L’historien Gilles Manceron a considéré que le récit apporté par le journaliste Jean-Charles Deniau dans son livre «La vérité sur la mort de Maurice Audin», paru aux éditions des Equateurs, rapportant les aveux posthumes de Paul Aussaresses sur les circonstance de l’assassinat du militant anticolonialiste, Maurice Audin, «semble crédible» et que la version donnée par ce tortionnaire apparaît comme «vraisemblable».
«Le récit de ce journaliste semble crédible et la version donnée finalement par Aussaresses apparaît comme vraisemblable. Le fait que l'ordre de tuer soit venu du général Massu pourrait expliquer le long silence de l'armée et des autorités françaises sur cette question», a-t-il déclaré dans un entretien à l’APS.
Pour l’historien, l’intérêt de ce livre est de «rendre publique» la version de la mort de Maurice Audin que l'auteur a pu obtenir de «ce général tortionnaire, Paul Aussaresses, peu avant sa mort, à la suite à de nombreux entretiens». «Jusque-là, a ajouté Gilles Manceron, Aussaresses refusait d'en parler, affirmait ne rien savoir ou bien proférait différents mensonges. Finalement, il a dit que la mise à mort de Maurice Audin avait été ordonnée par le général Massu qui commandait les parachutistes chargés de la répression à Alger, expliqué qu'il avait été chargé de l'organiser et indiqué quels avaient été les exécutants».
Il a considéré, aussi, qu'«il est vrai, comme le dit la famille de Maurice Audin, qu'Aussaresses n'a cessé de mentir». «A-t-il voulu, au moment où il savait qu'il allait bientôt mourir, décharger sa conscience en relatant les choses telles qu'elles se sont déroulées ? On ne peut pas en être certain», a supposé l’historien qui souligne que l'auteur de ce livre raconte comment il a mené son enquête pour parvenir à lui faire livrer, peu à peu, des informations.
A propos de la contribution des historiens pour appuyer les conclusions de cette enquête, Gilles Manceron, a estimé qu’il s’agit aujourd’hui de tirer parti des archives écrites des autorités civiles et militaires françaises de l'époque.
«Même si la torture et les exécutions sommaires faisaient rarement l'objet de documents écrits, il est possible que des choses aient pu être notées qui donnent des indications précieuses», a-t-il soutenu.

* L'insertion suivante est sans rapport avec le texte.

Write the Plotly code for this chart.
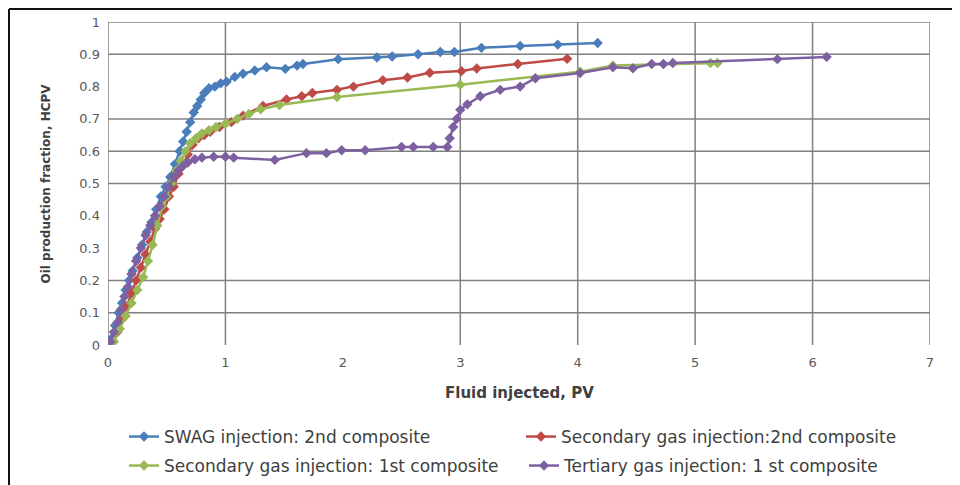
import plotly.graph_objects as go

# ---------------- data ----------------
swag_x = [0.03, 0.06, 0.09, 0.12, 0.15, 0.18, 0.21, 0.25, 0.29, 0.33, 0.37, 0.41, 0.45, 0.49,
          0.53, 0.57, 0.61, 0.64, 0.67, 0.70, 0.73, 0.76, 0.79, 0.82, 0.86, 0.91, 0.96, 1.01,
          1.08, 1.15, 1.25, 1.35, 1.51, 1.61, 1.66, 1.96, 2.29, 2.42, 2.64, 2.83, 2.95, 3.18,
          3.51, 3.83, 4.17]
swag_y = [0.02, 0.06, 0.10, 0.13, 0.17, 0.20, 0.23, 0.27, 0.31, 0.35, 0.38, 0.42, 0.46, 0.49,
          0.52, 0.56, 0.60, 0.63, 0.66, 0.69, 0.72, 0.74, 0.76, 0.78, 0.795, 0.80, 0.81, 0.815,
          0.83, 0.84, 0.85, 0.86, 0.855, 0.865, 0.87, 0.885, 0.89, 0.893, 0.90, 0.907, 0.907,
          0.92, 0.926, 0.93, 0.935]

sec2_x = [0.04, 0.08, 0.12, 0.16, 0.20, 0.24, 0.28, 0.32, 0.36, 0.40, 0.44, 0.48, 0.52, 0.56,
          0.60, 0.64, 0.68, 0.72, 0.77, 0.82, 0.87, 0.95, 1.05, 1.15, 1.32, 1.52, 1.65, 1.74,
          1.95, 2.09, 2.34, 2.55, 2.74, 3.01, 3.14, 3.49, 3.91]
sec2_y = [0.01, 0.04, 0.08, 0.12, 0.16, 0.20, 0.24, 0.28, 0.32, 0.36, 0.39, 0.42, 0.46, 0.49,
          0.53, 0.56, 0.59, 0.62, 0.64, 0.65, 0.66, 0.675, 0.69, 0.71, 0.74, 0.76, 0.77, 0.78,
          0.79, 0.80, 0.82, 0.828, 0.843, 0.848, 0.856, 0.87, 0.886]

sec1_x = [0.05, 0.10, 0.15, 0.20, 0.25, 0.30, 0.34, 0.38, 0.42, 0.46, 0.50, 0.54, 0.58, 0.62,
          0.66, 0.70, 0.75, 0.80, 0.86, 0.92, 1.00, 1.10, 1.20, 1.30, 1.46, 1.95, 3.00, 4.02,
          4.30, 5.13, 5.19]
sec1_y = [0.01, 0.05, 0.09, 0.13, 0.17, 0.21, 0.26, 0.31, 0.37, 0.43, 0.46, 0.50, 0.54, 0.57,
          0.60, 0.625, 0.64, 0.655, 0.665, 0.675, 0.685, 0.70, 0.715, 0.73, 0.743, 0.768,
          0.806, 0.846, 0.865, 0.873, 0.873]

ter1_x = [0.02, 0.05, 0.08, 0.11, 0.14, 0.17, 0.20, 0.24, 0.28, 0.32, 0.36, 0.40, 0.44, 0.48,
          0.52, 0.56, 0.60, 0.64, 0.68, 0.74, 0.80, 0.90, 1.00, 1.07, 1.42, 1.69, 1.86, 1.99,
          2.19, 2.50, 2.60, 2.77, 2.89, 2.91, 2.94, 2.97, 3.00, 3.06, 3.17, 3.34, 3.51, 3.64,
          4.02, 4.30, 4.47, 4.63, 4.73, 4.81, 5.70, 6.12]
ter1_y = [0.01, 0.04, 0.07, 0.11, 0.15, 0.18, 0.22, 0.26, 0.30, 0.34, 0.37, 0.40, 0.43, 0.46,
          0.49, 0.52, 0.54, 0.555, 0.565, 0.575, 0.58, 0.583, 0.583, 0.58, 0.573, 0.594, 0.594,
          0.603, 0.603, 0.613, 0.613, 0.613, 0.613, 0.64, 0.675, 0.70, 0.728, 0.745, 0.77,
          0.79, 0.80, 0.826, 0.842, 0.86, 0.857, 0.87, 0.87, 0.873, 0.885, 0.892]

series_names = ["SWAG injection: 2nd composite",
                "Secondary gas injection:2nd composite",
                "Secondary gas injection: 1st composite",
                "Tertiary gas injection: 1 st composite"]
series_colors = ["#4A7EBB", "#BE4B48", "#98B954", "#7D60A0"]

x_ticks = [0, 1, 2, 3, 4, 5, 6, 7]
y_ticks = [0, 0.1, 0.2, 0.3, 0.4, 0.5, 0.6, 0.7, 0.8, 0.9, 1.0]
y_ticktext = ["0", "0.1", "0.2", "0.3", "0.4", "0.5", "0.6", "0.7", "0.8", "0.9", "1"]
# gridlines that are visible in the reference
grid_x = [0, 1, 3, 4, 5, 6, 7]
grid_y = [0.1, 0.2, 0.5, 0.6, 0.7, 0.9, 1.0]

x_title = "Fluid injected, PV"
y_title = "Oil production fraction, HCPV"

# ---------------- figure ----------------
OFF = 8                      # the page body margin shifts the figure by 8 px
W, H = 960 - OFF, 485 - OFF
ML, MR, MT, MB = 108 - OFF, 30, 22 - OFF, 140
PW, PH = W - ML - MR, H - MT - MB


def px_x(p):
    """page x pixel -> paper coordinate"""
    return (p - OFF - ML) / PW


def px_y(p):
    """page y pixel -> paper coordinate"""
    return (H - MB - (p - OFF)) / PH


fig = go.Figure()
data = [(swag_x, swag_y), (sec2_x, sec2_y), (sec1_x, sec1_y), (ter1_x, ter1_y)]
legends = ["legend", "legend2", "legend3", "legend4"]
for (xs, ys), name, col, lg in zip(data, series_names, series_colors, legends):
    fig.add_trace(go.Scatter(
        x=xs, y=ys, name=name, mode="lines+markers",
        line=dict(color=col, width=2.5),
        marker=dict(symbol="diamond", size=8, color=col, line=dict(width=0)),
        legend=lg,
    ))

shapes = []
for gx in grid_x:
    shapes.append(dict(type="line", xref="x", yref="y", x0=gx, x1=gx, y0=0, y1=1,
                       line=dict(color="#808080", width=1.5), layer="below"))
for gy in grid_y:
    shapes.append(dict(type="line", xref="x", yref="y", x0=0, x1=7, y0=gy, y1=gy,
                       line=dict(color="#808080", width=1.5), layer="below"))
# outer frame of the picture (top and left edges visible)
shapes.append(dict(type="line", xref="paper", yref="paper", x0=px_x(9), x1=px_x(970),
                   y0=px_y(9), y1=px_y(9), line=dict(color="#111111", width=2)))
shapes.append(dict(type="line", xref="paper", yref="paper", x0=px_x(9), x1=px_x(9),
                   y0=px_y(9), y1=px_y(490), line=dict(color="#111111", width=2)))

tick_font = dict(family="DejaVu Sans", size=13, color="#595959")
legend_font = dict(family="DejaVu Sans", size=17, color="#404040")

legend_pos = [(124, 437), (521, 437), (124, 466), (524, 466)]
legend_cfg = {}
for lg, (lx, ly) in zip(legends, legend_pos):
    legend_cfg[lg] = dict(orientation="h", x=px_x(lx), y=px_y(ly), xanchor="left",
                          yanchor="middle", font=legend_font, bgcolor="rgba(0,0,0,0)")

fig.update_layout(
    width=W, height=H,
    margin=dict(l=ML, r=MR, t=MT, b=MB, pad=0, autoexpand=False),
    paper_bgcolor="white", plot_bgcolor="white",
    shapes=shapes,
    xaxis=dict(range=[0, 7], tickvals=x_ticks, showgrid=False, zeroline=False,
               showline=False, ticks="", tickfont=tick_font, ticklabelstandoff=8,
               fixedrange=True),
    yaxis=dict(range=[0, 1], tickvals=y_ticks, ticktext=y_ticktext, showgrid=False,
               zeroline=False, showline=False, ticks="", tickfont=tick_font,
               ticklabelstandoff=7, fixedrange=True),
    annotations=[
        dict(text="<b>" + x_title + "</b>", xref="paper", yref="paper", x=0.5, y=px_y(393),
             xanchor="center", yanchor="middle", showarrow=False,
             font=dict(family="DejaVu Sans", size=15, color="#404040")),
        dict(text="<b>" + y_title + "</b>", xref="paper", yref="paper", x=px_x(45), y=0.5,
             xanchor="center", yanchor="middle", showarrow=False, textangle=-90,
             font=dict(family="DejaVu Sans", size=12, color="#404040")),
    ],
    showlegend=True,
    **legend_cfg,
)

fig.write_html("out.html")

Il a relevé aussi que les «archives du ministre résident Robert Lacoste, les éventuels carnets personnels des protagonistes contiennent peut-être des éléments. Et aussi, la mémoire de tous les acteurs de ces épisodes doit être aussi recueillie, en croisant et en recoupant les témoignages».
Les doutes de la veuve de Maurice Audin
A propos des doutes exprimés par la veuve de Maurice Audin quant à la véracité des confessions du tortionnaire Aussaresses et sur l’appel qu’elle lance à la France pour condamner la torture et les exécutions sommaires perpétrées en Algérie durant la période coloniale, l’historien estime qu’il est «très compréhensible qu'elle ait protesté contre le fait de n'avoir pas été tenue au courant de cette enquête et de ce livre».
«Elle a émis des doutes sur son contenu, car on ne peut faire confiance à ce tortionnaire qui a toujours menti. Mais un menteur peut dire quelquefois la vérité sur un épisode précis. Quoi qu'il en soit, elle a raison de demander que la France reconnaisse et condamne la torture et les exécutions sommaires perpétrées en Algérie durant la période coloniale», a ajouté M. Manceron.
Concernant l’hypothèse que cette condamnation puisse un jour être exprimée alors que l’armée française campe, depuis plus de 50 ans, sur sa version «officielle», l’historien a affirmé que cette condamnation «pourra non seulement voir le jour, mais il est inévitable qu'elle intervienne un jour», ajoutant que «les autorités civiles et militaires peuvent retarder ce moment, mais elles seront bien obligées de revenir sur leurs versions officielles mensongères».
«Il faut montrer l'urgence et hâter le moment de cette reconnaissance et de cette condamnation. C'est un enjeu impérieux pour les citoyens français qui souhaitent que leur société parvienne enfin à sortir du colonialisme», a soutenu l’historien.